The society helping the youth, and vice versa
While philanthropy talks a lot about helping youngsters and creating opportunities for them, young people can also be key players in making social changes. To see how young people can take up the philanthropy role, one should not miss the session Youth as New Forces for Social Good: How can we bring youth to the forefront of building sustainable cities?
Young social enterprise leaders from around the world will be coming to the Forum. They include Sophie Healy-Throw, co-founder of Agrikua to help women in agriculture in developing countries; Bonnie Chiu, founder of Lensational which equips marginalised women with photography training and digital skills; and Jigyasa Labroo, co-founder of Slam Out Loud to empower youth and children in India with arts, education and leadership development. These young social leaders will come together in the Forum to share their experiences in unleashing the power of youth by launching their highly successful initiatives.
This session will be assisted by Ming Wai Lau, Vice-Chairman of Hong Kong’s Youth Development Commission and will focus on the priorities of youth in urban contexts today and how cities should respond to these priorities. The session will include a discussion on what philanthropists can do to promote a virtuous life cycle in which young people are given the chance to help their cities become more youth-friendly.

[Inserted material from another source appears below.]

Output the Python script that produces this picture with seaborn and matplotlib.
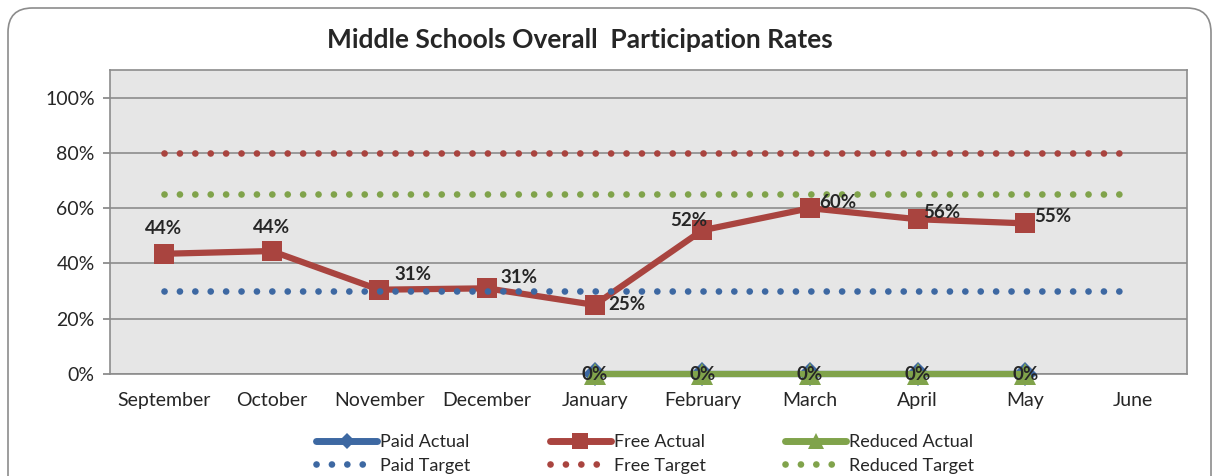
import numpy as np
import pandas as pd
import seaborn as sns
import matplotlib.pyplot as plt
from matplotlib.patches import FancyBboxPatch
from matplotlib.lines import Line2D

months = ["September", "October", "November", "December", "January",
          "February", "March", "April", "May", "June"]
free_actual = [0.435, 0.445, 0.305, 0.31, 0.25, 0.52, 0.60, 0.56, 0.545, np.nan]
free_labels = ["44%", "44%", "31%", "31%", "25%", "52%", "60%", "56%", "55%", None]
paid_actual = [np.nan, np.nan, np.nan, np.nan, 0, 0, 0, 0, 0, np.nan]
reduced_actual = [np.nan, np.nan, np.nan, np.nan, 0, 0, 0, 0, 0, np.nan]
paid_target = [0.30] * 10
free_target = [0.80] * 10
reduced_target = [0.65] * 10

# label offsets in points (styling only)
free_offsets = [(0, 18), (0, 17), (24, 11), (23, 8), (23, 0), (-10, 7),
                (20, 4), (17, 5), (20, 5), None]

BLUE = "#3D68A2"
RED = "#A9443F"
GREEN = "#80A34B"
FONT = ["Lato", "DejaVu Sans"]

sns.set_theme(style="white")
plt.rcParams["font.family"] = FONT

fig = plt.figure(figsize=(12.17, 4.76), dpi=100)
ax = fig.add_axes([110 / 1217, 1 - 374 / 476, (1187 - 110) / 1217, (374 - 70) / 476])
ax.set_facecolor("#E6E6E6")

x = np.arange(len(months))
df = pd.DataFrame({"x": x, "paid_actual": paid_actual, "free_actual": free_actual,
                   "reduced_actual": reduced_actual, "paid_target": paid_target,
                   "free_target": free_target, "reduced_target": reduced_target})

sns.lineplot(data=df, x="x", y="paid_actual", ax=ax, color=BLUE, lw=4.5,
             marker="D", markersize=12, markeredgewidth=0, zorder=3, clip_on=False)
sns.lineplot(data=df, x="x", y="free_actual", ax=ax, color=RED, lw=4.5,
             marker="s", markersize=15, markeredgewidth=0, zorder=3)
sns.lineplot(data=df, x="x", y="reduced_actual", ax=ax, color=GREEN, lw=4.5,
             marker="^", markersize=16, markeredgewidth=0, zorder=4, clip_on=False)

dot = (0, (0.01, 2.3))
for col, c in [("paid_target", BLUE), ("free_target", RED), ("reduced_target", GREEN)]:
    sns.lineplot(data=df, x="x", y=col, ax=ax, color=c, lw=4.8, zorder=5)
    line = ax.lines[-1]
    line.set_linestyle(dot)
    line.set_dash_capstyle("round")

for xi, v, lab, off in zip(x, free_actual, free_labels, free_offsets):
    if lab is None:
        continue
    ax.annotate(lab, (xi, v), xytext=off, textcoords="offset points",
                ha="center", va="center", fontsize=13.5, fontweight="bold", zorder=6)
for xi, v in zip(x, reduced_actual):
    if np.isnan(v):
        continue
    ax.annotate("0%", (xi, v), xytext=(0, 0), textcoords="offset points",
                ha="center", va="center", fontsize=13.5, fontweight="bold", zorder=6,
                annotation_clip=False)

ax.set_xlim(-0.5, 9.5)
ax.set_ylim(0, 1.1)
ax.set_yticks(np.arange(0, 1.01, 0.2))
ax.set_yticklabels([f"{int(round(t * 100))}%" for t in np.arange(0, 1.01, 0.2)], fontsize=14)
ax.set_xticks(x)
ax.set_xticklabels(months, fontsize=14)
ax.set_xticks(np.arange(-0.5, 10, 1), minor=True)
ax.tick_params(axis="x", which="major", length=0, pad=13)
ax.tick_params(axis="x", which="minor", length=5, color="#888888", direction="out")
ax.tick_params(axis="y", length=5, color="#888888", direction="out", left=True, pad=6)
ax.yaxis.grid(True, color="#8C8C8C", lw=1.2)
ax.set_axisbelow(True)
for s in ax.spines.values():
    s.set_color("#8C8C8C")
    s.set_linewidth(1.2)
ax.set_xlabel("")
ax.set_ylabel("")

fig.text(580 / 1217, 1 - 40 / 476, "Middle Schools Overall  Participation Rates",
         ha="center", va="center", fontsize=19, fontweight="bold")

handles = [
    Line2D([], [], color=BLUE, lw=5, marker="D", markersize=8, markeredgewidth=0, solid_capstyle="round"),
    Line2D([], [], color=BLUE, lw=4.8, ls=dot, dash_capstyle="round"),
    Line2D([], [], color=RED, lw=5, marker="s", markersize=11, markeredgewidth=0, solid_capstyle="round"),
    Line2D([], [], color=RED, lw=4.8, ls=dot, dash_capstyle="round"),
    Line2D([], [], color=GREEN, lw=5, marker="^", markersize=11, markeredgewidth=0, solid_capstyle="round"),
    Line2D([], [], color=GREEN, lw=4.8, ls=dot, dash_capstyle="round"),
]
labels = ["Paid Actual", "Paid Target", "Free Actual", "Free Target",
          "Reduced Actual", "Reduced Target"]
fig.legend(handles, labels, loc="center", bbox_to_anchor=(645 / 1217, 1 - 454 / 476),
           ncol=3, frameon=False, fontsize=13, handlelength=3.4, handletextpad=0.15,
           columnspacing=4.4, labelspacing=0.4)

fig.patches.append(FancyBboxPatch((8 / 1217, -0.05), 1203 / 1217, 1.05 - 8 / 476,
                                  boxstyle="round,pad=0,rounding_size=0.02",
                                  transform=fig.transFigure, fill=False,
                                  edgecolor="#8C8C8C", lw=1.2, mutation_aspect=1217 / 476))

fig.savefig("out.png", dpi=100)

Using arts to empower the community
Policies and financial input might be crucial to tackle various social challenges, but moral enlightenment is also indispensable to strengthen individual’s spirit. Arts and culture has proved to be very useful in healing the soul, reducing stress, and expressing one’s ideas. In the session Arts, Culture and Heritage for Social Causes: How can we increase the contribution of the arts to social inclusion and empowerment? —speakers from both art and government sectors will come together and exchange ideas about protecting and promoting traditional arts to support social inclusion and empowerment.
Bernard Chan, Convenor of the Non-Official Members of the Executive Council; Tisa Ho, Executive Director of the annual Hong Kong Arts Festival; and Lynn Yau, CEO of Absolutely Fabulous Theatre Connection will join this session, assisted by Gaurav Gupta, Regional Director of Dalberg Advisors to talk about the challenges they have faced when trying to get support to promote art and cultural activities. They will also share insights as to the types of art initiatives that can most effectively bring about positive social change.
Some 60 distinguished speakers, including Nobel Peace Prize Laureate Professor Muhammad Yunus, Gold Medal swimmer Michael Phelps, and former NBA player Yao Ming, as well as other renowned academics, government officials, enablers and influencers, will also speak at the 2018 Forum.
Being the first discussion of its kind in Asia to focus on metropolitan social issues, the Forum will take place on September 20-21 at The Hong Kong Convention and Exhibition Centre. It will offer philanthropists, social entrepreneurs, policy-makers, academia and NGOs from around the world a platform to exchange views, and assist cross-sector collaboration and cultivate long-term partnerships and engagement.
This is undoubtedly a must-not-miss opportunity to meet over 1,000 international delegates from the philanthropy sector to exchange views on the most urgent social needs of 21st century cities.